* _THE PROBLEM_: Go through the listing beneath this task and return every line that carries the string "draws".

[Saved data entries]
------------------------

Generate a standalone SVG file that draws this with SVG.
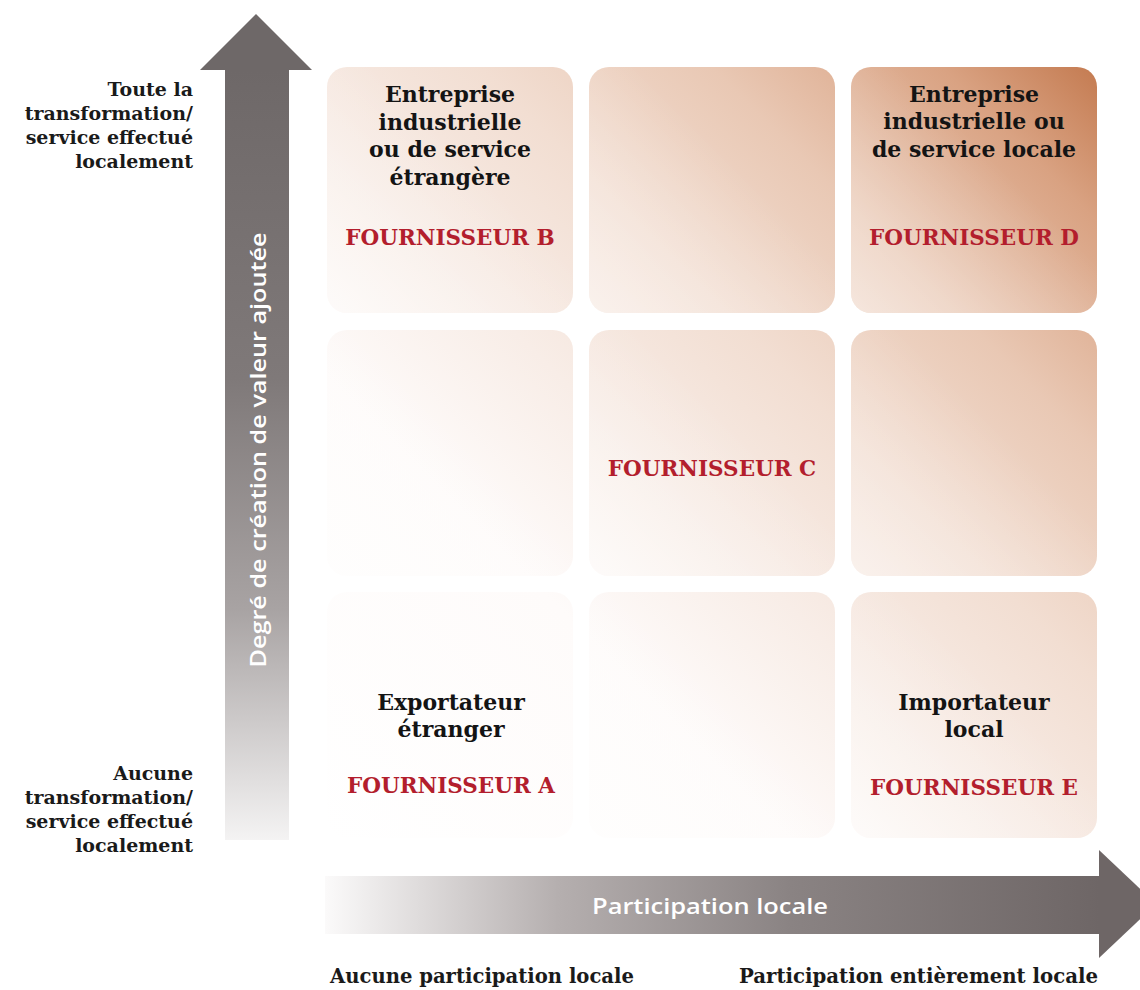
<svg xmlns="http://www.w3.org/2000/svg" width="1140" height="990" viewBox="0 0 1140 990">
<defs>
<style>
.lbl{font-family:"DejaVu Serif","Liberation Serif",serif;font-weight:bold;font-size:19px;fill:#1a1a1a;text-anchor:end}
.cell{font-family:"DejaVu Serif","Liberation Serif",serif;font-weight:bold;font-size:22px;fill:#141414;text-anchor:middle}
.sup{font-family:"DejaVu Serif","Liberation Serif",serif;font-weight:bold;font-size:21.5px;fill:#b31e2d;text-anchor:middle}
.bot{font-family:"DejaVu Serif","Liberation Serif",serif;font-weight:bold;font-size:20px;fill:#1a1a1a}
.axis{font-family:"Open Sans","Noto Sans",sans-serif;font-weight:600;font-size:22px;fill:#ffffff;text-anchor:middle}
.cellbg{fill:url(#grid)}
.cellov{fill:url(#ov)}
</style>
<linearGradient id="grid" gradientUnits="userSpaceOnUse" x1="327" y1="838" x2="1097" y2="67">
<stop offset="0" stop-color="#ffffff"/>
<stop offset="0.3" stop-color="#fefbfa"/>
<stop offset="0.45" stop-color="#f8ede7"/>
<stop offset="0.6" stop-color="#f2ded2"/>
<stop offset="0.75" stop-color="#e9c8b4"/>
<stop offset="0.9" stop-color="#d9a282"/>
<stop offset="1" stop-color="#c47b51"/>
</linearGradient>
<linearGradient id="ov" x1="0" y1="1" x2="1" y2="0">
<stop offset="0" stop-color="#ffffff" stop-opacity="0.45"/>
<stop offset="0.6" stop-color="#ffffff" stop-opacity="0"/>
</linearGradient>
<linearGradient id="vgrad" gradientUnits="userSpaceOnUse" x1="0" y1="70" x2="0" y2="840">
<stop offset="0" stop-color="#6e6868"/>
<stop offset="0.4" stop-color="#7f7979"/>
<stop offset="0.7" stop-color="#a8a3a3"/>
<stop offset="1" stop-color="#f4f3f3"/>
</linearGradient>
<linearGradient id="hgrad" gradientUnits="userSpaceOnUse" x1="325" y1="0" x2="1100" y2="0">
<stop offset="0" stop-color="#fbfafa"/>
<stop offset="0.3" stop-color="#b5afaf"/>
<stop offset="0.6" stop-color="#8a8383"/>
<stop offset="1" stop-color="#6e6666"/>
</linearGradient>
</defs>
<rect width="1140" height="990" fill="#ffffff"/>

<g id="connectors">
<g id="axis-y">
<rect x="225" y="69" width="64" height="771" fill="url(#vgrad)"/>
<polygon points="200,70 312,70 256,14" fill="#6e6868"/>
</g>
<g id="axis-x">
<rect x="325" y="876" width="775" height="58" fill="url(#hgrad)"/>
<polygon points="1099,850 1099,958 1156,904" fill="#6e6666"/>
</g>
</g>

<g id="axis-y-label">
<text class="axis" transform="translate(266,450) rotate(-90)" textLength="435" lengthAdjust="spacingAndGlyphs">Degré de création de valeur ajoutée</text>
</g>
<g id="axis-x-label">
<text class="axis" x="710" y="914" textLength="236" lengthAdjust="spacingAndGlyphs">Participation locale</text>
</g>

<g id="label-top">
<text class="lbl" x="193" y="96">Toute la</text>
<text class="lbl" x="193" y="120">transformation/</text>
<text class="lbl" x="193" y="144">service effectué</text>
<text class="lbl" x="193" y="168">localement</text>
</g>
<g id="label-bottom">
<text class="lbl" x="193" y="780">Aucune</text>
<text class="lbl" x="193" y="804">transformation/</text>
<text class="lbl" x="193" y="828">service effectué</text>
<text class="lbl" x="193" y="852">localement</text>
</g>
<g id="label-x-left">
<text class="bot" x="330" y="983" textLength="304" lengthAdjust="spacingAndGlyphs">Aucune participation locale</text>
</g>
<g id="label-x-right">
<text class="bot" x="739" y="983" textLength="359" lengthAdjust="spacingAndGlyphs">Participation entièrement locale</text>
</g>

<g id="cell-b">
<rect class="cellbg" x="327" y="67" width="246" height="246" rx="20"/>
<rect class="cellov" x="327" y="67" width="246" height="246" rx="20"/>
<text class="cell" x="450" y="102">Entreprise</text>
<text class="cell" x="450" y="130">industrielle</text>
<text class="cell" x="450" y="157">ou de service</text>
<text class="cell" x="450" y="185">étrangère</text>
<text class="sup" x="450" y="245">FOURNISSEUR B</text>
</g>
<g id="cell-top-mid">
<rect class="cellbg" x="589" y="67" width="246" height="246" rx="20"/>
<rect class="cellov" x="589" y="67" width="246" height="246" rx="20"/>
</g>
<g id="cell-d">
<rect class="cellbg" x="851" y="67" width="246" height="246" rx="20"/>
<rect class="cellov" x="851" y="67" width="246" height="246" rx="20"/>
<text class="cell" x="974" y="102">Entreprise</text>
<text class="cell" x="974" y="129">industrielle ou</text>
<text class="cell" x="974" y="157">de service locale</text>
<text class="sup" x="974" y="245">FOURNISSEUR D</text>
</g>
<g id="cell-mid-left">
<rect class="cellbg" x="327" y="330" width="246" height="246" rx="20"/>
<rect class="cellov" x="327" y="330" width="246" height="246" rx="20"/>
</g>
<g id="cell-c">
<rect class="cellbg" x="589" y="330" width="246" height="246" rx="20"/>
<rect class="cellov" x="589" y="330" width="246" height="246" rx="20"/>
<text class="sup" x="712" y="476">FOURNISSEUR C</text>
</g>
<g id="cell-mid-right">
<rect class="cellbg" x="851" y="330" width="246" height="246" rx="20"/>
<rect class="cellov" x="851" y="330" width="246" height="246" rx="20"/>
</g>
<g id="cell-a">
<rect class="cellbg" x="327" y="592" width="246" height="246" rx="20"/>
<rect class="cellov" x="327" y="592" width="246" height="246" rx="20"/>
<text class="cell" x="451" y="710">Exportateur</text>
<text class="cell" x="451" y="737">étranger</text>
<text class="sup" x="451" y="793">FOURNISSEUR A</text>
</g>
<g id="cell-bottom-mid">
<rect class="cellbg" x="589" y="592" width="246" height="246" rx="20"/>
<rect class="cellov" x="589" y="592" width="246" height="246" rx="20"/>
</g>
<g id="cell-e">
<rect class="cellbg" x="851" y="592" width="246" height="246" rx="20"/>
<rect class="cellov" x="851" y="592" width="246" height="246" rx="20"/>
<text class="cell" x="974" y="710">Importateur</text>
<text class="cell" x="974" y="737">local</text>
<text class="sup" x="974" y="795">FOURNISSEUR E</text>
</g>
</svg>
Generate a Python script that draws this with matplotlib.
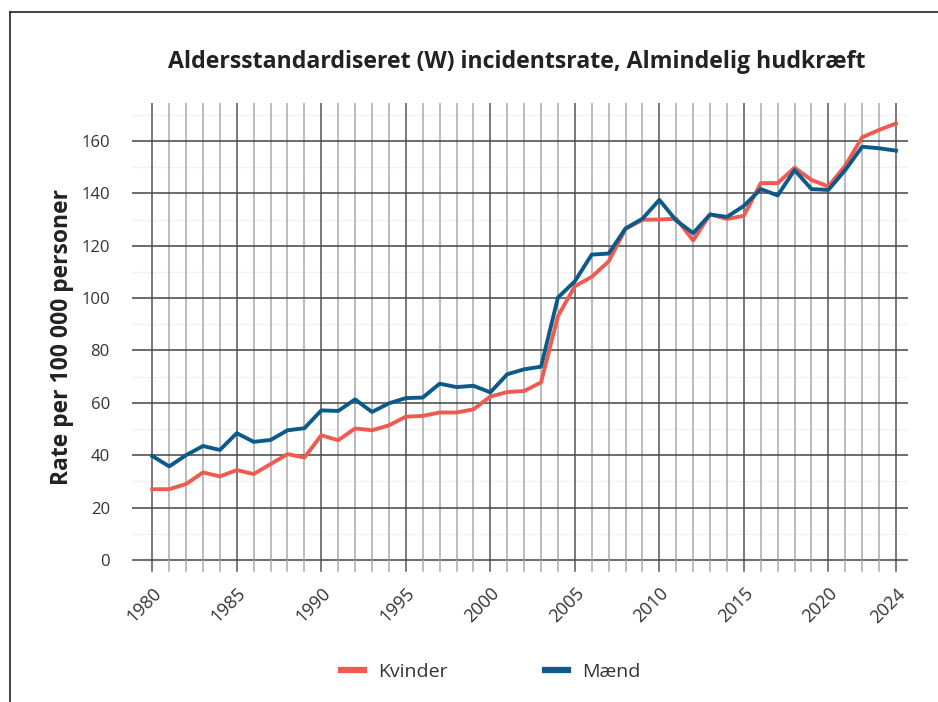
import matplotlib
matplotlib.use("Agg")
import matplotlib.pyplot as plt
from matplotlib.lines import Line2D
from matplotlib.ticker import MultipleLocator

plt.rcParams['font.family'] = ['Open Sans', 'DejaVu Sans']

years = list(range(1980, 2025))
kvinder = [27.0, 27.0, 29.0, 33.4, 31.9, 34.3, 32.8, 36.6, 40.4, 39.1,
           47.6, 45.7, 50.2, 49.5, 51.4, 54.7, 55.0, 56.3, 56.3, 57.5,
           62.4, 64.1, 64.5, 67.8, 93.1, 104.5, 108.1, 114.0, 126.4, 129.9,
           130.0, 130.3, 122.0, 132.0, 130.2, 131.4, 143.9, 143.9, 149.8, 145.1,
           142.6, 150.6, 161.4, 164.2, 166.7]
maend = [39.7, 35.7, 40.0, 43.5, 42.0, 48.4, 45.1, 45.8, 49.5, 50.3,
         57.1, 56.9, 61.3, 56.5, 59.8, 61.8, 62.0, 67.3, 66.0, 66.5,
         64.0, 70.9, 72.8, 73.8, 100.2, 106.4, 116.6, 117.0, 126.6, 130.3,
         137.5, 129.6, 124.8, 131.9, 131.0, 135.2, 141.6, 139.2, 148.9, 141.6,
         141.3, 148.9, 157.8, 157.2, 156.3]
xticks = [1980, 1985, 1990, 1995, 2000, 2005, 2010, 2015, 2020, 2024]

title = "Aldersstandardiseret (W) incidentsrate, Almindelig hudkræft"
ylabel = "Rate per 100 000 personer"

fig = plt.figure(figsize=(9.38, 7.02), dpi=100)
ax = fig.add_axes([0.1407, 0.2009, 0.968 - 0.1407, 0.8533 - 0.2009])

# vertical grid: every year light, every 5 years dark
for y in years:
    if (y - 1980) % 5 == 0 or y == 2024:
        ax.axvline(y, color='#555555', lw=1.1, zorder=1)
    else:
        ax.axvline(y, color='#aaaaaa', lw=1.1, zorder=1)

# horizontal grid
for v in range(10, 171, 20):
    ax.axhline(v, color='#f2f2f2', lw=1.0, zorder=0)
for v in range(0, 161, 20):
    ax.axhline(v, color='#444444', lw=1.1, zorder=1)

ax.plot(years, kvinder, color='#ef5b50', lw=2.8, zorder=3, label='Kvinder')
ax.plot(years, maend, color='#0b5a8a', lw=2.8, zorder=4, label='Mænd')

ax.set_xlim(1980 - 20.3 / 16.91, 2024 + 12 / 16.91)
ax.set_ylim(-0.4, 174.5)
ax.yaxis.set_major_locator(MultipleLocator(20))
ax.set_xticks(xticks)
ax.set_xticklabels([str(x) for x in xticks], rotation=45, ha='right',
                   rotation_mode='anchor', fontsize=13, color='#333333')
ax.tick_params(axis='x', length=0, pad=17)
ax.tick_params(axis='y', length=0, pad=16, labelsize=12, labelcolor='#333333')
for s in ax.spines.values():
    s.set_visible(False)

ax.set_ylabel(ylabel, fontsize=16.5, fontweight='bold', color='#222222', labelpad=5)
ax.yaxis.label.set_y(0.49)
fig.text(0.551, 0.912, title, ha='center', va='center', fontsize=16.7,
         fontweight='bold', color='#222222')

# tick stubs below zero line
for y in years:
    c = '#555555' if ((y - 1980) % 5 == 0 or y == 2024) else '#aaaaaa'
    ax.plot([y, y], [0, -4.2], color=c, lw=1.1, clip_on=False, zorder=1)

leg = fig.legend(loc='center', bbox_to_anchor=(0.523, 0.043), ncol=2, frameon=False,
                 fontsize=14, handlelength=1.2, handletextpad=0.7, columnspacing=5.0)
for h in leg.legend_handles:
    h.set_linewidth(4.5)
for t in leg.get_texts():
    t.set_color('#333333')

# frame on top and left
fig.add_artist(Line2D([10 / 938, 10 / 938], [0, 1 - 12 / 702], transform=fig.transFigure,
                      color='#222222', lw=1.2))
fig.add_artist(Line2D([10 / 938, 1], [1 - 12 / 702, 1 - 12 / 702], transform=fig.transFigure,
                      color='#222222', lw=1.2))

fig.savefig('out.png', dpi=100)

------------------------

* _THE COMPLETED TASK_:
Generate a standalone SVG file that draws this with SVG.
Generate a Python script that draws this with matplotlib.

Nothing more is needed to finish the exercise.